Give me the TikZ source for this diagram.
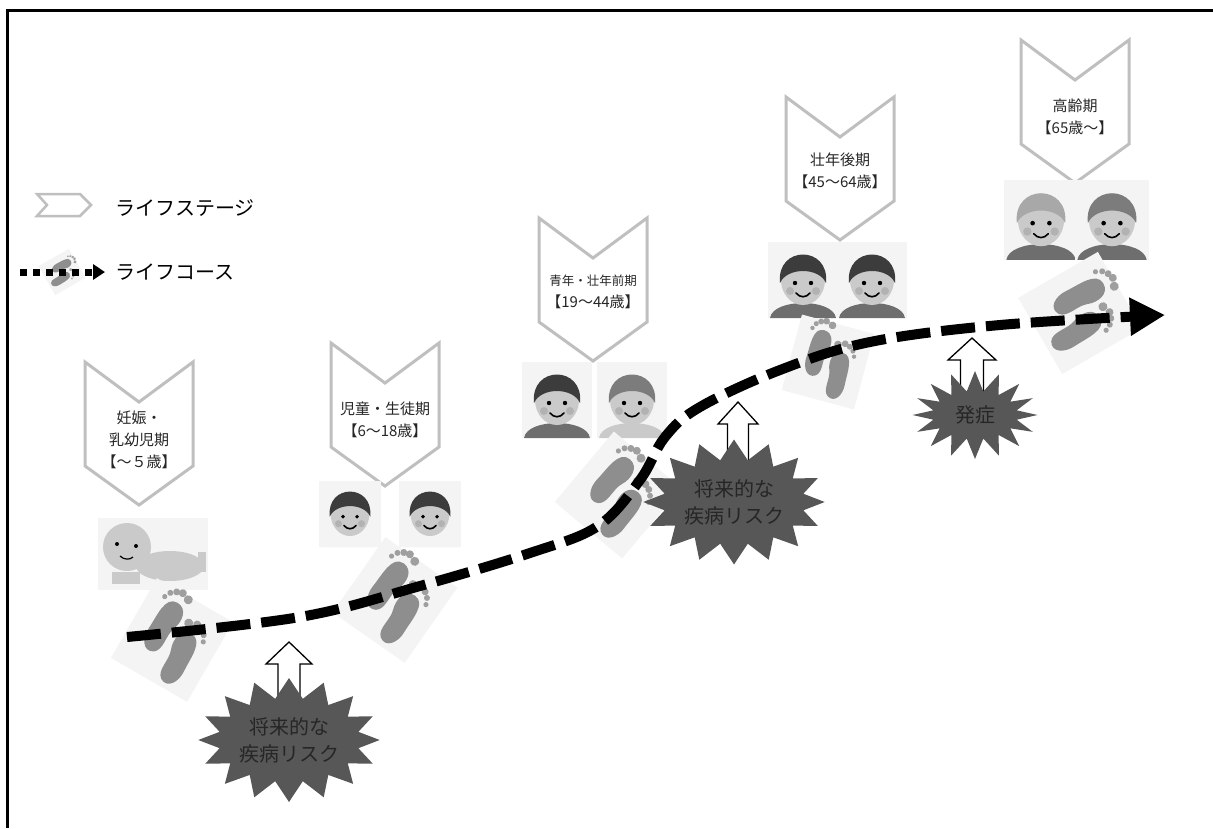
\documentclass[tikz,border=0pt]{standalone}
\usepackage{fontspec}
\setmainfont{Noto Sans CJK JP}
\usetikzlibrary{shapes.symbols,arrows.meta}

\definecolor{stagegray}{HTML}{BFBFBF}
\definecolor{burstgray}{HTML}{575757}
\definecolor{inkgray}{HTML}{262626}
\definecolor{footgray}{HTML}{8E8E8E}
\definecolor{skingray}{HTML}{CACACA}
\definecolor{hairdark}{HTML}{3C3C3C}
\definecolor{hairmid}{HTML}{7C7C7C}
\definecolor{hairlight}{HTML}{A8A8A8}
\definecolor{clothgray}{HTML}{6E6E6E}
\definecolor{photobg}{HTML}{F4F4F4}

% a left foot, toes up (y grows downwards)
\newcommand{\onefoot}{%
  \fill[footgray] (0,-26) .. controls (12,-26) and (14,-12) .. (10,-2)
    .. controls (6,8) and (12,22) .. (4,28)
    .. controls (-6,34) and (-13,22) .. (-12,10)
    .. controls (-11,-4) and (-14,-26) .. (0,-26) -- cycle;
  \foreach \tx/\ty/\tr in {8/-34/4.5, 0/-37/4, -6/-35/3.5, -11/-31/3, -14/-25/2.6}
    \fill[footgray!85] (\tx,\ty) circle (\tr pt);
}

% pair of footprints: x, y, rotation, scale
\newcommand{\feet}[4]{%
  \begin{scope}[shift={(#1,#2)}, rotate=#3, scale=#4]
    \fill[photobg] (-44,-46) rectangle (44,46);
    \begin{scope}[shift={(-14,-9)}] \onefoot \end{scope}
    \begin{scope}[shift={(14,11)}, xscale=-1] \onefoot \end{scope}
  \end{scope}}

% portrait: x, y, hair colour, clothes colour, scale
\newcommand{\face}[5]{%
  \begin{scope}[shift={(#1,#2)}, scale=#5]
    \fill[photobg] (-35,-38) rectangle (35,38);
    \fill[#4] (-33,38) .. controls (-30,18) and (30,18) .. (33,38) -- cycle;
    \fill[skingray] (0,0) ellipse (22pt and 25pt);
    \fill[#3] (-23,3) .. controls (-27,-35) and (27,-35) .. (23,3)
      .. controls (16,-13) and (-16,-13) .. cycle;
    \fill[black] (-8,3) circle (2.2pt) (8,3) circle (2.2pt);
    \fill[gray!60] (-13,11) circle (4pt) (13,11) circle (4pt);
    \draw[black, line width=1.6pt, line cap=round] (-7,13) .. controls (-3,18) and (3,18) .. (7,13);
  \end{scope}}

\begin{document}
\begin{tikzpicture}[x=1pt, y=-1pt,
    stage/.style={draw=stagegray, line width=3pt, fill=white, line join=miter},
    stagetext/.style={text=inkgray, font=\fontsize{15}{22}\selectfont, align=center, inner sep=0pt},
    legendtext/.style={text=black, font=\fontsize{20}{24}\selectfont, anchor=west, inner sep=0pt},
    risk/.style={starburst, starburst points=16, starburst point height=20pt, random starburst=0,
      fill=burstgray, text=inkgray, font=\fontsize{20}{27}\selectfont, align=center, inner sep=0pt},
    riskarrow/.style={fill=white, draw=black, line width=1.3pt, line join=miter},
    course/.style={line width=10pt, dash pattern=on 34pt off 11pt, -{Triangle[length=35pt,width=36pt]}},
    legendcourse/.style={line width=7pt, dash pattern=on 7pt off 6pt, -{Triangle[length=12pt,width=15pt]}}]

  \useasboundingbox (0,0) rectangle (1213,828);

  % Frame
  \draw[line width=3pt] (7.5,828) -- (7.5,10) -- (1213,10);

  % Legend
  \draw[stage, line width=2.5pt] (37,194) -- (80,194) -- (91,205) -- (80,216) -- (37,216) -- (47,205) -- cycle;
  \node[legendtext] (legstage) at (115,208) {ライフステージ};
  \feet{62}{272}{-60}{0.38}
  \coordinate (legstart) at (20,272);
  \node[legendtext] (legcourse) at (115,272) {ライフコース};
  \draw[legendcourse] (legstart) -- ([xshift=-10pt]legcourse.west);

  % Life stage chevrons
  \foreach \cx/\ty in {139/362, 385/343, 593/218, 840/97, 1075/40}
    \draw[stage] (\cx-54,\ty) -- (\cx,\ty+40) -- (\cx+54,\ty) -- (\cx+54,\ty+104)
      -- (\cx,\ty+143) -- (\cx-54,\ty+104) -- cycle;

  \node[stagetext] (stage1) at (139,440) {妊娠・\\乳幼児期\\【～５歳】};
  \node[stagetext] (stage2) at (385,420) {児童・生徒期\\【6～18歳】};
  \node[stagetext] (stage3) at (593,292) {{\fontsize{12.5}{20}\selectfont 青年・壮年前期}\\【19～44歳】};
  \node[stagetext] (stage4) at (840,171) {壮年後期\\【45～64歳】};
  \node[stagetext] (stage5) at (1075,117) {高齢期\\【65歳～】};

  % Baby
  \fill[photobg] (98,518) rectangle (208,590);
  \fill[skingray] (170,566) ellipse (34pt and 15pt);
  \fill[skingray] (198,552) rectangle (206,572);
  \fill[skingray] (112,572) rectangle (140,584);
  \fill[skingray] (127,547) circle (24pt);
  \fill[black] (117,544) circle (2pt) (136,546) circle (2pt);
  \draw[black, line width=1.2pt] (120,556) .. controls (124,560) and (130,560) .. (133,557);

  % People
  \face{350}{514}{hairdark}{photobg}{0.88}
  \face{430}{514}{hairdark}{photobg}{0.88}
  \face{557}{400}{hairdark}{clothgray}{1}
  \face{632}{400}{hairmid}{skingray}{1}
  \face{803}{280}{hairdark}{clothgray}{1}
  \face{872}{280}{hairdark}{clothgray}{1}
  \face{1041}{220}{hairlight}{clothgray}{1.05}
  \face{1112}{220}{hairmid}{clothgray}{1.05}

  % Footprints
  \feet{172}{640}{-30}{1}
  \feet{395}{600}{-35}{1}
  \feet{618}{495}{-40}{1}
  \feet{828}{362}{-15}{0.85}
  \feet{1080}{313}{-60}{1}

  % Life course
  \draw[course] plot[smooth, tension=0.6] coordinates {(127,637) (300,617) (420,586)
    (530,553) (598,526) (640,480) (665,437) (700,407)
    (780,370) (870,342) (1000,325) (1165,315)};

  % Risk arrows
  \foreach \ax/\tip/\hw/\sw in {289/642/23/11, 738/402/20/10.5, 972/338/24/11.5}
    \draw[riskarrow] (\ax,\tip) -- (\ax+\hw,\tip+22) -- (\ax+\sw,\tip+22) -- (\ax+\sw,\tip+70)
      -- (\ax-\sw,\tip+70) -- (\ax-\sw,\tip+22) -- (\ax-\hw,\tip+22) -- cycle;

  \node[risk, minimum width=156pt, minimum height=124pt] (risk1) at (289,740) {将来的な\\疾病リスク};
  \node[risk, minimum width=148pt, minimum height=125pt] (risk2) at (734,502) {将来的な\\疾病リスク};
  \node[risk, minimum width=125pt, minimum height=88pt] (onset) at (975,415) {発症};

\end{tikzpicture}
\end{document}
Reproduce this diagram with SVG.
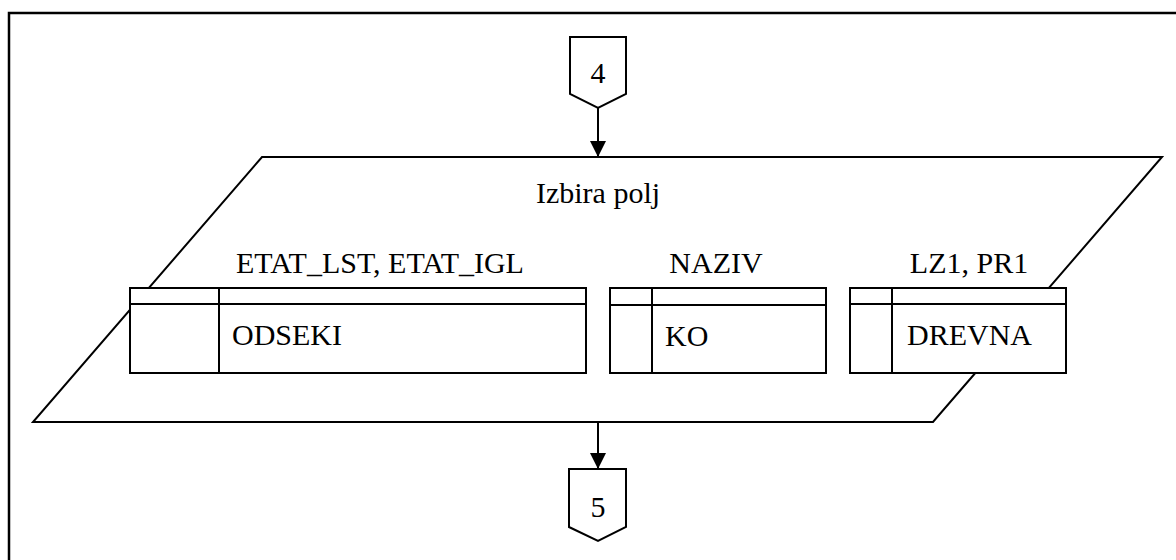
<svg xmlns="http://www.w3.org/2000/svg" width="1176" height="560" viewBox="0 0 1176 560" font-family="Liberation Serif" font-size="30">
  <style>
    .ln { fill: none; stroke: #000; stroke-width: 2; }
    .box { fill: #fff; stroke: #000; stroke-width: 2; }
    .mid { text-anchor: middle; }
  </style>
  <defs>
    <marker id="arrow" markerUnits="userSpaceOnUse" markerWidth="16" markerHeight="16" refX="16" refY="8" orient="auto">
      <path d="M0,0 L16,8 L0,16 Z" fill="#000"/>
    </marker>
  </defs>

  <rect x="0" y="0" width="1176" height="560" fill="#fff"/>
  <!-- page frame -->
  <path d="M9,570 V13 H1190" fill="none" stroke="#000" stroke-width="2.5"/>

  <!-- off-page connector 4 -->
  <g id="conn4">
    <path class="box" d="M570,37 H626 V94 L598,108 L570,94 Z"/>
    <text class="mid" x="598" y="83" font-family="Liberation Serif">4</text>
  </g>

  <!-- field selection block -->
  <g id="izbira">
    <path class="box" d="M262,157 H1162 L933,422 H33 Z"/>
    <text class="mid" x="598" y="203" font-family="Liberation Serif">Izbira polj</text>
  </g>

  <g id="odseki">
    <rect class="box" x="130" y="288" width="456" height="85"/>
    <path class="ln" d="M130,304 H586 M219,288 V373"/>
    <text class="mid" x="380" y="273" font-family="Liberation Serif">ETAT_LST, ETAT_IGL</text>
    <text x="232" y="345" font-family="Liberation Serif">ODSEKI</text>
  </g>

  <g id="ko">
    <rect class="box" x="610" y="288" width="216" height="85"/>
    <path class="ln" d="M610,305 H826 M652,288 V373"/>
    <text class="mid" x="716" y="273" font-family="Liberation Serif">NAZIV</text>
    <text x="665" y="346" font-family="Liberation Serif">KO</text>
  </g>

  <g id="drevna">
    <rect class="box" x="850" y="288" width="216" height="85"/>
    <path class="ln" d="M850,304 H1066 M892,288 V373"/>
    <text class="mid" x="969" y="273" font-family="Liberation Serif">LZ1, PR1</text>
    <text x="907" y="345" font-family="Liberation Serif">DREVNA</text>
  </g>

  <!-- off-page connector 5 -->
  <g id="conn5">
    <path class="box" d="M569,469 H626 V527 L598,541 L569,527 Z"/>
    <text class="mid" x="598" y="517" font-family="Liberation Serif">5</text>
  </g>

  <g id="connectors">
    <line class="ln" x1="598" y1="108" x2="598" y2="157" marker-end="url(#arrow)"/>
    <line class="ln" x1="598" y1="422" x2="598" y2="469" marker-end="url(#arrow)"/>
  </g>
</svg>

Challenge
Show every line in the entries where the string "diagram" occurs.

Exercise result
Give me the TikZ source for this diagram.
Reproduce this diagram with SVG.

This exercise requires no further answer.